(Daily Journal) Joseph Saveri of the Joseph Saveri Law Firm was selected by the California Daily Journal as one of 31 “Top Plaintiff Lawyers” in California for 2019. He and firm partner Top Plaintiff Lawyer Steven Williams were profiled in a supplement issue contained in today’s Daily Journal. The firm was one of only six statewide to field multiple winners of this prestigious award.
Joseph Saveri – Antitrust
Capacitors, the fundamental electronic gizmos that help regulate energy flows in electronic devices, are among the latest products to get antitrust attention from Joseph Saveri. His firm has been appointed sole lead counsel representing a class of direct purchasers of the devices. They allege that manufacturers formed a cartel and conspired to fix, raise, and stabilize prices in the multi-billion-dollar market for aluminum, tantalum, and film capacitors.

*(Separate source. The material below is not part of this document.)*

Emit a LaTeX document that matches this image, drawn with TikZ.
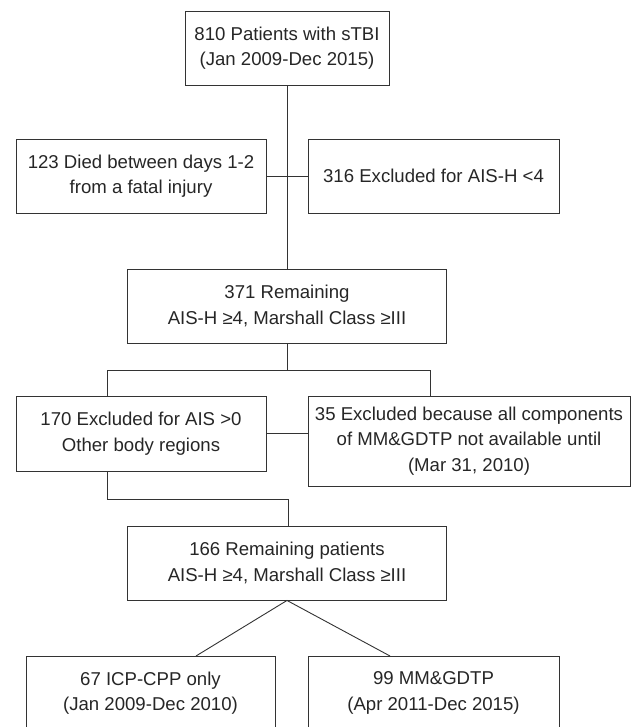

“This was old-fashioned price fixing,” Saveri said. “There are very few products that electric current goes through that do not contain capacitors. There are thousands in every automobile. They are ubiquitous.”
Defendants include Panasonic Corp., Sanyo Electric Group Ltd., NEC Tokin Corp., KEMET Corp., Hitachi Chemical Co. Ltd., Samsung Electro Mechanics America Inc., and scores of others. Trial is set for February 2020. In re: Capacitors Antitrust Litigation, 3:14-cv-03264 (N.D. Cal., filed July 18, 2014).
U.S. District Judge James Donato of San Francisco has denied the defendants’ motions to dismiss the case, which is currently in discovery with class certification fully briefed. Two settlement phases totaling $100 million have taken place involving seven defendants; a third for about the same amount is awaiting court approval.
The case attracted the attention of the U.S. Department of Justice, which has announced fines and criminal prosecutions for federal antitrust violations.
“Two individuals have actually been sentenced to prison,” Saveri said. “Several are fugitives.”
Meanwhile, Saveri’s firm continues to utilize the precedents set by its big 2015 win at the state Supreme Court regarding pharmaceutical companies’ pay-to-delay tactics that keep generic versions of patented drugs off the market so that prices can remain high. In that case, In re: Cipro Cases I and II, the high court adopted rules favoring plaintiffs for adjudicating reverse payment antitrust claims. Cipro itself, involving a Bayer Corp. antibiotic, settled on the eve of trial in San Diego for $399 million. Settlement disbursement is in progress.
Cipro’s rule has been useful to Saveri and others in the antitrust plaintiffs’ bar in numerous cases. Saveri said that his $105 million settlement in 2018 in In re Lidoderm Antitrust Litigation, 3:14-md-02521 (N.D. Cal., filed April 3, 2014), was in part based on Cipro. So is In re: Restasis Antitrust Litigation, MDL2819 (E.D. N.Y. consolidated Jan 31, 2018), a case accusing Allergan PLC of violating antitrust laws to keep generic versions of it’s dry-eye medication off the market.
“Cipro established a number of principles involving causation, certification issues, and how to measure damages,” Saveri said. “It’s important for pharmaceutical antitrust law. It’s the case the keeps on giving.”